I wouldn't want to be friends with him ifI didn't know what he really did. 

The more that he has resolved the incident within himself the more that he probably will be able to handle the question maturely 

and as everyone else has said trust your gut instincts; if there is something about him that creeps you out then respect that feeling.


----------



## TinysMom (Oct 27, 2010)

I think its better if your husband asks him privately. My opinion is just that a guy might open up and share more with another guy than with the wife of a friend.

I also wouldn't do it when his wife is around....what if she doesn't know?

I mean - it could be over something really stupid...


----------



## missyscove (Oct 27, 2010)

I agree, I would have your husband bring it up privately, but casually. 15 years is definitely a long time and just because someone may have made a mistake when they were 19 doesn't mean they should be punished for that for the rest of their life, does it? If you've felt comfortable around him so far I would get it cleared up before making any rash judgments regarding your friendship.


----------



## Amy27 (Oct 27, 2010)

I would first try to see if you can find anymore information online. I would look at the county's public records site and see if it tells more information about his crime and conviction. The county I live in has a great public records website and you can find out a lot about anything someone was convicted of. I would also try to google his name and see what comes up. 

If none of that works, I would go with your husband asking him away from work when it is just the two of them.


----------



## tonyshuman (Oct 28, 2010)

I agree with looking into the public record more and having your husband ask. I honestly feel that you can tell if someone is lying to you if you look for the right cues, and by looking into the records you might be able to verify what he tells your husband. It is true that the label "sex offender" can mean a lot of different things. However, the length of time a person is required to be on the sex offender registry is often stipulated as part of the sentence for the crime they commit (ie 3 yrs in jail, 12 yrs on sex offender registry), so having to be on the sex offender registry for a long time can be indicative of the "heinousness" of the offense. At least that's how it is in WI in MI--I don't know, maybe in some other states once you have a sex offense on your record you have to be on the registry for life.


----------



## Mrs. PBJ (Oct 29, 2010)

Once upon a time in texas it worked like that now your register for life. 

My friend gets his name of the list next year thank goodness. I know its very hard for him to take care of his kids.


----------



## SnowyShiloh (Oct 29, 2010)

Hey guys, sorry about the lack of updates. I e-mailed the sex offender registry (didn't name the person whose info I was looking for) and they sent me a link to a website where you can look up court cases. I found his and it has very little information. He plead guilty and it appears that he had to pay the victim $5,000 but it doesn't look like he did any jail time. I could be wrong on the details though because the format was kind of hard to interpret.

The registry doesn't rate the people on how likely they are to commit another sex crime. I would think his wife knows, they've been married 10 years.
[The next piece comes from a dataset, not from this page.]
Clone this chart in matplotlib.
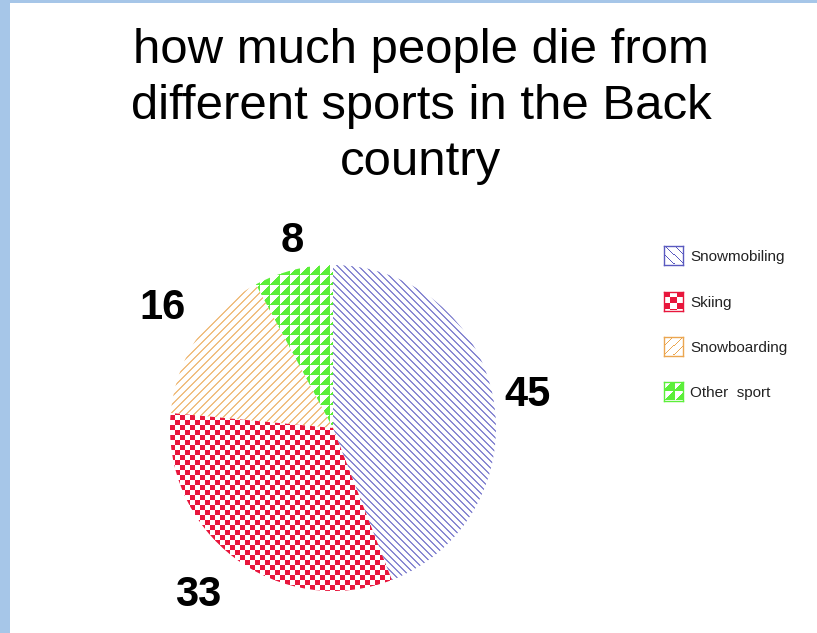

They're trying to buy a house and have been having lots of trouble, now I'm guessing it's because they can't live in a house within a certain distance from schools and other locations.

The person who e-mailed me back with the link to the court website said she forwarded my e-mail to someone else, so I'm going to wait to hear back from them. If I can't find out anything else on my own, Paul is going to talk to him alone outside of work. I almost wonder if their boss knows- the boss has two small children and he and his wife spend a decent amount of time with the boss, wife, and their kids. I know that someone who tries to rape an adult isn't necessarily going to molest children, but it's still a little worrying and I wonder if they've ever babysat the kids. I'm not friends with the guy and his wife- the 4 of us usually go out together once or twice a month. So he's more than an acquaintance but not a friend. I've always got kind of weird vibes from him and he's overly friendly. He actually called the police when Paul and I didn't return from our honeymoon when he thought we would.


----------



## Mrs. PBJ (Oct 29, 2010)

Wow I would tread lightly if boss does not know thats one thing but a registered sex offender has no business with in so many feet of a child. 

Which means he should not be in a place children dwell which includes there home. Uncovering this could mean more then loosing a friendship this man could loose his job his wife because it does happen that wives do not know. 

His boss should know if they did the proper back round check All you have to do is run his driver license .


----------



## molly (Oct 29, 2010)

I want to emphasize as others have that the sex offender registries are often flawed because they group serious offenders like rapists and pedophiles with someone who took a leak in the woods near a playground or as stated earlier streaked at a football game. I also want to add that many states are very prudish when it comes to consent, such that an 18 or 19 year old that has consensual sex with a 16 or 17 year is guilty of statutory rape and as such is branded a sex offender for life.

You may consider this couple acquaintances, but if you are getting together with them twice a month, they likely consider you more or your husband and "Mike" consider themselves friends. 

Before jumping to any conclusions, find out what happened. Asking him isn't the best option as he can lie, or he may be offended and your husband will now have to work with someone that doesn't trust him. Criminal proceedings are a matter of public record, so you should be able to request to see the entire transcript, although you may have to do this in person. 

If you can't find the info you are looking for or you are unsettled with the info you find, you can then confront him and/or report his failure to disclose the registry. Don't go to your husband's boss unless you feel his children are at risk, not they may be because he is sketchy and on this list. If the reasons for him being on the list are benign and you report him to his boss, you will likely have cost a law abiding citizen a job and further ostracized him. If he has been punished and is not a danger to society, he should be given the chance to live a normal life and not be punished again and again.


----------



## SnowyShiloh (Oct 31, 2010)

Molly, I'm not one to act rashly, and think out what I do ahead of time (especially with situations as delicate as this one), so don't worry. You can see that I wrote in my original post "I tend to take things on the sex offender registry with a grain of salt because we've all heard of 16 year olds being put on the sex offender registry for having consensual sex with another 16 year old and having it be called "sexual assault of a minor." So I'm not overreacting or trying to screw up Mike's life over something that may be very small.


----------



## Mrs. PBJ (Oct 31, 2010)

Shiloh I did not mean to come off harsh if I did. I know you will do it in the best manner possible but at the end of that day you and your husband safety is the most important. 

Much love in figuring this out. You are in my thoughts and prayers.


----------



## GorbyJobRabbits (Nov 4, 2010)

any updates?


----------